BH: I could go on, but Aragon's article just isn't worth the time. It is a difficult endeavor to pick apart these sorts of scholarly-looking articles, and it takes a lot of time. When you do, you may come to a completely different conclusion than the author. There are parts of Aragon's article I agree with: "Intermittent Fasting Human Research – Interesting But Inconclusive." That is, we don't know all we need to know about it.

AA: Herring's presumption that my article isn't "worth the time" is plainly apparent in his unobjective, incoherent assessment of it.

BH: More study should be done on IF, and on longer-term studies than anything that's been done so far. Part of the problem is that much of the data describing fasting means a prolonged fast -- going without food for three or more days done as one single stretch, one single change interrupting a well-established pattern. IF is an established pattern and relies on adaptations over two months or more, so until we start studying people who are adapted to one form or another, we're not seeing the real changes that can happen.

AA: I agree. To add to this, my hope is that studies would span beyond the observational realm. I'd like to see more comparison trials, to avoid the current trend of people gushing over the results of protocols that had no control group. And if it's not too much to ask, let's see how structured exercise influences the whole mix.

BH: The abundance of misinformation and misguided interpretation means one should be skeptical of ALL nutritional advice (including mine), and especially those who are trying to sell something. The best judge you have is your own body. If somebody's happy doing what they're doing, I see no reason for them to change to Fast-5 or IF or anything. If they're not, Fast-5 or some other variation of IF may be the tool they need to get where they want to be. As Aragon's reference #17 says,

"Although the consumption of 3 meals/d [per day] is the most common pattern of eating in industrialized countries, a scientific rationale for this meal frequency with respect to optimal health is lacking."

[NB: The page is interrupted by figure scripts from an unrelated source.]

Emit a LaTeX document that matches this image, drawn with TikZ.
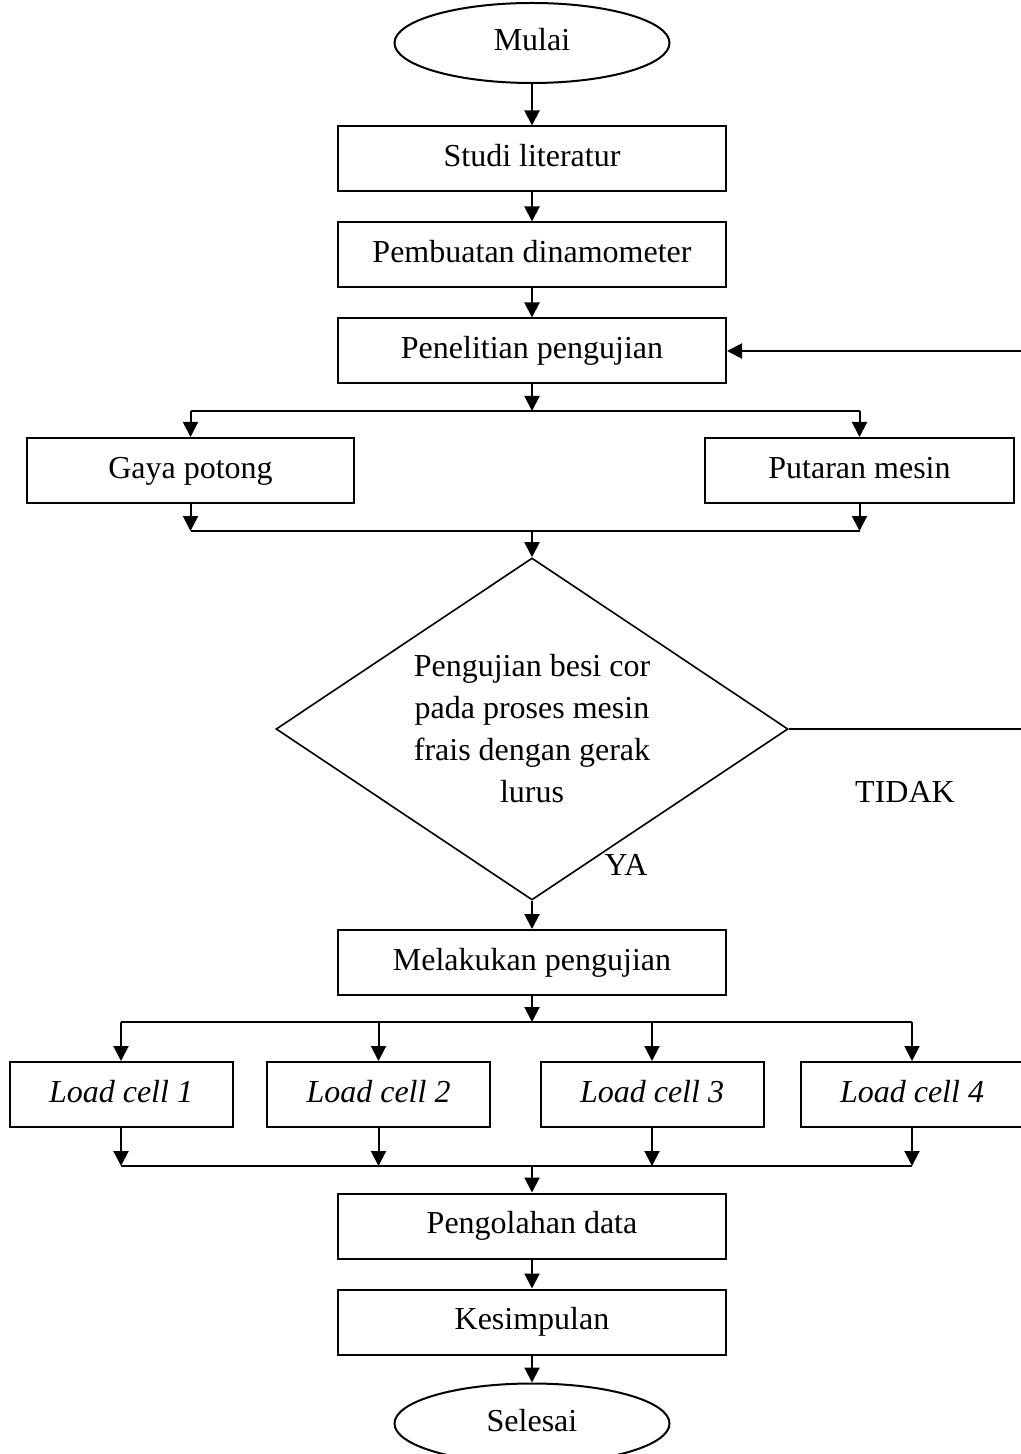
\documentclass[tikz,border=0pt]{standalone}
\usepackage{fontspec}
\setmainfont{Liberation Serif}
\usepackage{tikz}
\usetikzlibrary{shapes.geometric,arrows.meta,positioning}

\begin{document}
\begin{tikzpicture}[x=1pt, y=1pt, node distance=14.5pt,
    teks/.style={font=\fontsize{16pt}{21pt}\selectfont},
    satu/.style={teks, text height=11pt, text depth=3.5pt},
    proses/.style={rectangle, draw, line width=1pt, minimum width=194pt, minimum height=32.5pt, inner sep=0pt, align=center, satu},
    terminal/.style={ellipse, draw, line width=1pt, minimum width=137.5pt, minimum height=40pt, inner sep=0pt, satu},
    keputusan/.style={diamond, draw, line width=0.8pt, aspect=1.5, minimum width=256pt, minimum height=171pt, inner sep=0pt, align=center, teks},
    cabang/.style={rectangle, draw, line width=1pt, minimum height=32.5pt, inner sep=0pt, align=center, satu},
    panah/.style={-{Triangle[length=7.5pt,width=7.5pt]}, line width=1pt},
    garis/.style={line width=1pt}]
    \useasboundingbox (0,0) rectangle (510.5,-727);

    % alur atas
    \node (mulai) [terminal] at (266,-21.5) {Mulai};
    \node (studi) [proses] at (266,-79.5) {Studi literatur};
    \node (buat) [proses, below=of studi] {Pembuatan dinamometer};
    \node (teliti) [proses, below=of buat] {Penelitian pengujian};

    \node (gaya) [cabang, minimum width=163.5pt] at (95.25,-235.25) {Gaya potong};
    \node (putar) [cabang, minimum width=154.5pt] at (429.75,-235.25) {Putaran mesin};

    \node (uji) [keputusan] at (266,-364.5) {Pengujian besi cor\\pada proses mesin\\frais dengan gerak\\lurus};
    \node (tidak) [satu] at (452.5,-397.5) {TIDAK};
    \node (ya) [satu] at (313,-434) {YA};

    \node (lakukan) [proses] at (266,-481.25) {Melakukan pengujian};

    % load cell
    \foreach \i/\x in {1/60.5, 2/189.25, 3/326, 4/456}
        \node (lc\i) [cabang, minimum width=111.5pt] at (\x,-547.25) {\textit{Load cell \i}};

    \node (olah) [proses] at (266,-613) {Pengolahan data};
    \node (simpul) [proses, below=of olah] {Kesimpulan};
    \node (selesai) [terminal, below=13.5pt of simpul] {Selesai};

    \coordinate (pisah1) at (266,-205.5);
    \coordinate (gabung1) at (266,-265.5);
    \coordinate (pisah2) at (266,-511);
    \coordinate (gabung2) at (266,-583);
    \coordinate (balik) at (512,-364.5);

    \draw[panah] (mulai) -- (studi);
    \draw[panah] (studi) -- (buat);
    \draw[panah] (buat) -- (teliti);

    \draw[panah] (teliti) -- (pisah1);
    \draw[garis] (gaya.north |- pisah1) -- (putar.north |- pisah1);
    \draw[panah] (gaya.north |- pisah1) -- (gaya.north);
    \draw[panah] (putar.north |- pisah1) -- (putar.north);
    \draw[panah] (gaya.south) -- (gaya.south |- gabung1);
    \draw[panah] (putar.south) -- (putar.south |- gabung1);
    \draw[garis] (gaya.south |- gabung1) -- (putar.south |- gabung1);
    \draw[panah] (gabung1) -- (uji.north);

    \draw[panah] (uji.east) -- (balik) |- (teliti.east);
    \draw[panah] (uji.south) -- (lakukan.north);

    \draw[panah] (lakukan.south) -- (pisah2);
    \draw[garis] (lc1.north |- pisah2) -- (lc4.north |- pisah2);
    \draw[garis] (lc1.south |- gabung2) -- (lc4.south |- gabung2);
    \foreach \i in {1,...,4} {
        \draw[panah] (lc\i.north |- pisah2) -- (lc\i.north);
        \draw[panah] (lc\i.south) -- (lc\i.south |- gabung2);
    }
    \draw[panah] (gabung2) -- (olah.north);

    \draw[panah] (olah) -- (simpul);
    \draw[panah] (simpul) -- (selesai);
\end{tikzpicture}
\end{document}
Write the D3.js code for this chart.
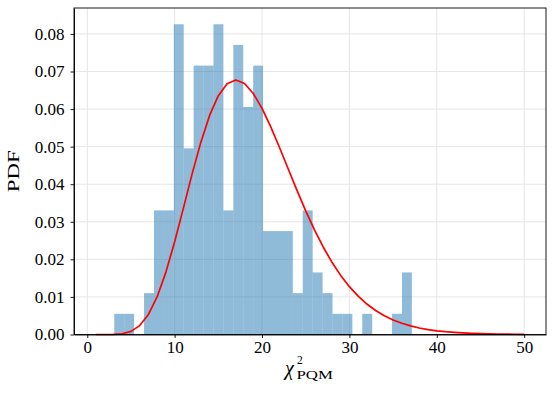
<!DOCTYPE html>
<meta charset="utf-8">
<style>
body { margin: 0; background: #fff; }
.grid line { stroke: #e6e6e6; stroke-width: 1; }
.axis path, .axis line { stroke: #000; stroke-width: 0.9; }
</style>
<svg width="555" height="397"></svg>
<script src="https://d3js.org/d3.v7.min.js"></script>
<script>

// histogram: 30 equal bins between binMin and binMax, counts per bin
var binMin = 3.09,
    binMax = 37.15;
var binCounts = [1, 1, 0, 2, 6, 6, 15, 9, 13, 13, 15, 6, 14, 11, 13,
                 5, 5, 5, 2, 6, 3, 2, 1, 1, 0, 1, 0, 0, 1, 3];

// red curve (chi-square pdf), read at x = 1..50
var curveX = [1, 2, 3, 4, 5, 6, 7, 8, 9, 10, 11, 12, 13, 14, 15, 16, 17, 18, 19, 20,
              21, 22, 23, 24, 25, 26, 27, 28, 29, 30, 31, 32, 33, 34, 35, 36, 37, 38, 39, 40,
              41, 42, 43, 44, 45, 46, 47, 48, 49, 50];
var curveY = [0.0000000, 0.0000015, 0.0000293, 0.000205, 0.000830, 0.002372, 0.005332, 0.010063,
              0.016609, 0.024670, 0.033638, 0.042745, 0.051196, 0.058297, 0.063558, 0.066724,
              0.067752, 0.066804, 0.064152, 0.060175, 0.055255, 0.049772, 0.044047, 0.038362,
              0.032919, 0.027865, 0.023293, 0.019245, 0.015730, 0.012727, 0.010201, 0.008104,
              0.006384, 0.004991, 0.003873, 0.002985, 0.002285, 0.001739, 0.001315, 0.000989,
              0.000740, 0.000551, 0.000408, 0.000301, 0.000221, 0.000162, 0.000118, 0.0000853,
              0.0000617, 0.0000445];

var xTicks = [0, 10, 20, 30, 40, 50];
var yTicks = [0, 0.01, 0.02, 0.03, 0.04, 0.05, 0.06, 0.07, 0.08];

var svg = d3.select("svg"),
    margin = {top: 8, right: 9, bottom: 62.5, left: 74},
    width = +svg.attr("width") - margin.left - margin.right,
    height = +svg.attr("height") - margin.top - margin.bottom;

var serif = "'Liberation Serif'";

var nBins = binCounts.length,
    binW = (binMax - binMin) / nBins,
    total = d3.sum(binCounts);

var bins = binCounts.map(function(c, i) {
  return {x0: binMin + i * binW, x1: binMin + (i + 1) * binW, d: c / (total * binW)};
});

var x = d3.scaleLinear().domain([-1.52, 52.5]).range([0, width]);
var y = d3.scaleLinear().domain([0, 0.0869]).range([height, 0]);

var g = svg.append("g").attr("transform", "translate(" + margin.left + "," + margin.top + ")");

// grid
var grid = g.append("g").attr("class", "grid");
grid.selectAll("line.v").data(xTicks).enter().append("line").attr("class", "v")
  .attr("x1", d => x(d)).attr("x2", d => x(d)).attr("y1", 0).attr("y2", height);
grid.selectAll("line.h").data(yTicks).enter().append("line").attr("class", "h")
  .attr("x1", 0).attr("x2", width).attr("y1", d => y(d)).attr("y2", d => y(d));

// bars
g.append("g")
  .selectAll("rect").data(bins.filter(b => b.d > 0)).enter().append("rect")
  .attr("x", d => x(d.x0))
  .attr("width", d => x(d.x1) - x(d.x0))
  .attr("y", d => y(d.d))
  .attr("height", d => height - y(d.d))
  .attr("fill", "#1f77b4")
  .attr("fill-opacity", 0.5);

// curve
var line = d3.line().x(d => x(d[0])).y(d => y(d[1]));
g.append("path")
  .datum(d3.zip(curveX, curveY))
  .attr("d", line)
  .attr("fill", "none")
  .attr("stroke", "red")
  .attr("stroke-width", 1.7)
  .attr("stroke-linejoin", "round");

// axes
var xAxis = g.append("g").attr("class", "axis")
  .attr("transform", "translate(0," + height + ")")
  .call(d3.axisBottom(x).tickValues(xTicks).tickSize(3.5).tickPadding(3).tickSizeOuter(0));
xAxis.selectAll("text").style("font-family", serif).style("font-size", "17px");

var yAxis = g.append("g").attr("class", "axis")
  .call(d3.axisLeft(y).tickValues(yTicks).tickFormat(d3.format(".2f")).tickSize(3.5).tickPadding(6).tickSizeOuter(0));
yAxis.selectAll("text").style("font-family", serif).style("font-size", "17px");

// frame
g.append("rect")
  .attr("width", width).attr("height", height)
  .attr("fill", "none").attr("stroke", "#000").attr("stroke-width", 0.9);

// labels
svg.append("text")
  .attr("transform", "translate(19," + (margin.top + height / 2) + ") rotate(-90)")
  .attr("text-anchor", "middle")
  .attr("textLength", 42).attr("lengthAdjust", "spacingAndGlyphs")
  .style("font-family", serif)
  .style("font-size", "17.5px")
  .text("PDF");

svg.append("text").style("font-family", serif).style("font-size", "20px").style("font-style", "italic")
  .attr("x", 285).attr("y", 375).text("χ");
svg.append("text").style("font-family", serif).style("font-size", "11.5px")
  .attr("x", 297).attr("y", 364).text("2");
svg.append("text").style("font-family", serif).style("font-size", "12.5px")
  .attr("x", 296.5).attr("y", 378.5)
  .attr("textLength", 36.5).attr("lengthAdjust", "spacingAndGlyphs").text("PQM");

</script>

AA: That's interesting how he encourages skepticism towards all nutritional advice including his, and especially those who are trying to sell something. Intentionally or not, this statement implies that he's separate from those trying to sell something. Last time I checked, Amazon and Barnes & Noble aren't giving hard copies of his book away for free. As a matter of fact, on top of whatever he's earning from the book, Herring gives those viewing his website the opportunity to donate money to his PayPal account to "cover costs and expand to other topics of personal health management.". Call me a cynic, but that's the oldest trick in the book of cyber-marketing to further profit from the hands of those he's helped see the light.

As for the quote from reference #17, that doesn't contradict any of the key points I asserted in my article. Herring quoting this only consolidates the fact that he read in my article what he wanted to read, and ignored what he didn't... Hey Bert, how 'bout we do lunch?